Menhaden Math Doesn’t Add Up

Proposed commercial harvest increase jeopardizes menhaden plan


Many places along the coast are seeing more menhaden than they have in years, and it’s a wonderful sight.

After decades of managing this important forage base as simply a feedstock for a single industrial harvester, managers cut harvest by 20 percent and agreed to manage menhaden as a critical forage base for the entire marine ecosystem. It was a sea-change in attitude and a true victory for conservation.

However, the tools to properly manage menhaden properly are still under development, and already there is serious talk of an increase in commercial harvest. The Atlantic States Marine Fisheries Commission Menhaden Management Board will address the issue at their Oct. 26 meeting in Maine.   Some Board members have been discussing a possible “compromise” to increase the TAC for 2017 6.5 percent, to an even 200,000 metric tons of menhaden.  Others will be seeking even larger increases.

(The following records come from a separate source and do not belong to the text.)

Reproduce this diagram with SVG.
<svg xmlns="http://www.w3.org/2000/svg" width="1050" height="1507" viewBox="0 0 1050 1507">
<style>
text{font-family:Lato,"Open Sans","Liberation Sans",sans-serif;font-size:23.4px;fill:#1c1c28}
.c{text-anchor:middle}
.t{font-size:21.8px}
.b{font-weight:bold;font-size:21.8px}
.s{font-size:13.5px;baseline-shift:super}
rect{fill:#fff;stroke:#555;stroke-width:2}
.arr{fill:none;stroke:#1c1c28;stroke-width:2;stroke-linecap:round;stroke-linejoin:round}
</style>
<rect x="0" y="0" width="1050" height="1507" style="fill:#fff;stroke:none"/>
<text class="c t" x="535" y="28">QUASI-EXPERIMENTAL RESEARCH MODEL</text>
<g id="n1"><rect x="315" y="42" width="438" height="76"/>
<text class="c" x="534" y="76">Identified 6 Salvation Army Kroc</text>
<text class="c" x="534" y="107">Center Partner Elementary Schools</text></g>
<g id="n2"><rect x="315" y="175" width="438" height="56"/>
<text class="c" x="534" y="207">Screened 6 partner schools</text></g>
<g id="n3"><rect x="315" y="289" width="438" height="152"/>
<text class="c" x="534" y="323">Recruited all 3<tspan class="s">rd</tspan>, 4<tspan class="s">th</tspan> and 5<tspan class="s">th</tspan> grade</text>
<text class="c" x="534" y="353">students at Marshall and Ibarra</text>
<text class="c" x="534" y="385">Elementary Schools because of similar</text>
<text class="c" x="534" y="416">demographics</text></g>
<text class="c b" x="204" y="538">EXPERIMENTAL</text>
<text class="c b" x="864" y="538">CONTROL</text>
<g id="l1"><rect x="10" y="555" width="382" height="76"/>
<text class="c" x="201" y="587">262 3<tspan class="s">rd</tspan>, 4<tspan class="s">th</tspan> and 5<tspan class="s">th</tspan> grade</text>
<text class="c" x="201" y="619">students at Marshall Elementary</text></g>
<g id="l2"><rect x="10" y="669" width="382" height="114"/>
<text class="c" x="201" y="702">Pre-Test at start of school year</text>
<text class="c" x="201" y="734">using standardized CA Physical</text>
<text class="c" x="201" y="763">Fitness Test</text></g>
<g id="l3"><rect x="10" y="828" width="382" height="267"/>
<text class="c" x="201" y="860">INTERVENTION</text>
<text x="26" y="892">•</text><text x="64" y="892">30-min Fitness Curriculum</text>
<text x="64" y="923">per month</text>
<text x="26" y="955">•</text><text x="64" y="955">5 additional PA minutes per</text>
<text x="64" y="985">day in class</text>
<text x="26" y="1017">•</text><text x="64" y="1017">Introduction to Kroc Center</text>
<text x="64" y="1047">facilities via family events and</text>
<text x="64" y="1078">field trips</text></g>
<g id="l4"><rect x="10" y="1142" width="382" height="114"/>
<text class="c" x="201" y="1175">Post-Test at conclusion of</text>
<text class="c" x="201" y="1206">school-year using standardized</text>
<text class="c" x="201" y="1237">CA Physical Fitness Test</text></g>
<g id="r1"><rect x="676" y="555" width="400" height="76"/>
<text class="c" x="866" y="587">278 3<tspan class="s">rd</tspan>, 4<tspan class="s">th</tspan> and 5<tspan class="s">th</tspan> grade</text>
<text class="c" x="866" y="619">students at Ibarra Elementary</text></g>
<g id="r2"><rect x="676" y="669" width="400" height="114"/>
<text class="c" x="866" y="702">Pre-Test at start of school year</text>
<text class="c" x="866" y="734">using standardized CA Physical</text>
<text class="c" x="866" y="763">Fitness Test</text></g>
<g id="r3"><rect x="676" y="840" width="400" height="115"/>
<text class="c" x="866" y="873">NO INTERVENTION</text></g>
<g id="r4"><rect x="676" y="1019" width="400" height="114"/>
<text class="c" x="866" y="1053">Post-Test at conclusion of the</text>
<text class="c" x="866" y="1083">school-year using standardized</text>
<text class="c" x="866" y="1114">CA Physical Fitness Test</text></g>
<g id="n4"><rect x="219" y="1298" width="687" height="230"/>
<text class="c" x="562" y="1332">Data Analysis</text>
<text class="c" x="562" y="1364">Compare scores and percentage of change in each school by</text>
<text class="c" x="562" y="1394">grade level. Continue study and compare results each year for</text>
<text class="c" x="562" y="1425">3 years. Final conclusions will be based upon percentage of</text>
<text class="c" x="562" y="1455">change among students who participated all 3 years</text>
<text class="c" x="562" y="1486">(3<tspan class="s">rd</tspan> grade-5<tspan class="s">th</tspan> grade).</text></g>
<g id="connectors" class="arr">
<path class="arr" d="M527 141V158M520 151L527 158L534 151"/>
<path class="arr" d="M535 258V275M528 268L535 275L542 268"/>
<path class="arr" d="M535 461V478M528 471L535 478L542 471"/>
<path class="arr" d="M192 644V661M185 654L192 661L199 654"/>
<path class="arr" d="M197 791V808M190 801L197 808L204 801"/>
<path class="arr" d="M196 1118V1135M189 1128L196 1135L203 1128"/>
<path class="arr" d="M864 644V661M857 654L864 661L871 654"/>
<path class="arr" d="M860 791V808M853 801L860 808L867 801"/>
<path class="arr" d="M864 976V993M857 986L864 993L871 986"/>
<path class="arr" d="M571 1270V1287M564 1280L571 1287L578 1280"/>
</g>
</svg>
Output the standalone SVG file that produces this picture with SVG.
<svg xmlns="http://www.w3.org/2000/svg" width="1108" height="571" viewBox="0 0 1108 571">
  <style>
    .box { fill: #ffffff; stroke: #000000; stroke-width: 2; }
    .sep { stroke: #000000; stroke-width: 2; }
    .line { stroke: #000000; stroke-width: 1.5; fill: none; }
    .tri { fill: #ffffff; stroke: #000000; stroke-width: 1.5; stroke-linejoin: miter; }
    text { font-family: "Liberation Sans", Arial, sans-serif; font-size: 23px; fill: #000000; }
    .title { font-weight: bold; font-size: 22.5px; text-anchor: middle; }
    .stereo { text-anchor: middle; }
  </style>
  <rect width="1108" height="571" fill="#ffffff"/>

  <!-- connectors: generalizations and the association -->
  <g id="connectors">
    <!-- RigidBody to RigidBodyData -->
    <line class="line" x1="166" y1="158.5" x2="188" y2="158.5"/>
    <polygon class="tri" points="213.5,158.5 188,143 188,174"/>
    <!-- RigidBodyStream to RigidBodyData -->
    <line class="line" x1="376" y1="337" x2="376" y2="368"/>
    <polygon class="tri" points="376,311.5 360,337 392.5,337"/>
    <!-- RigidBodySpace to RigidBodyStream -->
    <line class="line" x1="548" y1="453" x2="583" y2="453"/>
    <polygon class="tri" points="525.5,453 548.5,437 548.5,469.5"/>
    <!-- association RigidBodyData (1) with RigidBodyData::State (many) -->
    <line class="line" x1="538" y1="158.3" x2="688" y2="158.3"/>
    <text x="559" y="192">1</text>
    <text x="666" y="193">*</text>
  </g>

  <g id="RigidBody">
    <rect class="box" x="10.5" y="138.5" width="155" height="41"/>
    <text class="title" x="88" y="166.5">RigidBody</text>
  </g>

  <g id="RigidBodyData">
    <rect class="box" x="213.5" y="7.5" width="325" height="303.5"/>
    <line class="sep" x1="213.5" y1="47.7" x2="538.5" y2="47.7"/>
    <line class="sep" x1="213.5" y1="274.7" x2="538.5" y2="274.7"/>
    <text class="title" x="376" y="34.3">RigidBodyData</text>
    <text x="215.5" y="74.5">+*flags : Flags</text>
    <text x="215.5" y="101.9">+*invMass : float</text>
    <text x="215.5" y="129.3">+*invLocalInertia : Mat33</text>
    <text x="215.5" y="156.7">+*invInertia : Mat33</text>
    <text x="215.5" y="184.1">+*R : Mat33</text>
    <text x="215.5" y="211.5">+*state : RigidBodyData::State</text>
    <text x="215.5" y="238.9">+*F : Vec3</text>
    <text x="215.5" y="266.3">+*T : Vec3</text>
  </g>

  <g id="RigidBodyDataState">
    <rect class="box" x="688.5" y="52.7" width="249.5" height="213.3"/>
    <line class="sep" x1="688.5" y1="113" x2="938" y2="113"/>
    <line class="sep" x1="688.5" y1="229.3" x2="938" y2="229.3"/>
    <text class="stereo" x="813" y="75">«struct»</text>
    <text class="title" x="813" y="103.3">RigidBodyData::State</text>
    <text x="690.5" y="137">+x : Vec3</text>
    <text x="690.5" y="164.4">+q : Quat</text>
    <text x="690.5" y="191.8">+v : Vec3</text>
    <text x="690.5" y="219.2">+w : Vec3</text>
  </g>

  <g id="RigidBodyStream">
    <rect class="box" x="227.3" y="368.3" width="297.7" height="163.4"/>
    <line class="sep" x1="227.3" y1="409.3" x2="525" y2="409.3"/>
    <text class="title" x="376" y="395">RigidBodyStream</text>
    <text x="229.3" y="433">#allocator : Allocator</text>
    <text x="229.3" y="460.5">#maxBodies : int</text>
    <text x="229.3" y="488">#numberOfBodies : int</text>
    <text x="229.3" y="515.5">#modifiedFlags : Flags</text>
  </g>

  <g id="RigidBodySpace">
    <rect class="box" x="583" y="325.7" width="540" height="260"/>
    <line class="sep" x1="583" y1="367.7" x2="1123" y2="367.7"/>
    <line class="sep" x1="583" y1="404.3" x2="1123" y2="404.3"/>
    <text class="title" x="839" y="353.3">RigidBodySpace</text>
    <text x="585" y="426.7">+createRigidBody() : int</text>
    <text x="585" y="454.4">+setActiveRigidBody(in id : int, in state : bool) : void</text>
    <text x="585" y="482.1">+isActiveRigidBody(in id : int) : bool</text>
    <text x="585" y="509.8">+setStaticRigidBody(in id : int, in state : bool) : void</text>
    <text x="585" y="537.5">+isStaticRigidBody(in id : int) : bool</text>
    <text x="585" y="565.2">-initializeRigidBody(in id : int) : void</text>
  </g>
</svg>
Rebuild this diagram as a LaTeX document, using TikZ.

Those states on the outskirts of menhaden’s geographical range have only just begun to see the return of a healthy forage base. However, those gains will be jeopardized so that just two states can reap the vast majority of the increase in commercial harvest – see table below.

Instead of awarding the states with the old allocations based on poor data, managers should work through reallocation in Amendment 3, and find a proper ecosystem-based management plan before awarding more quota on bad information, especially when the largest level of harvest is concentrated at the entrance to the largest estuary on the Atlantic coast, the Chesapeake Bay.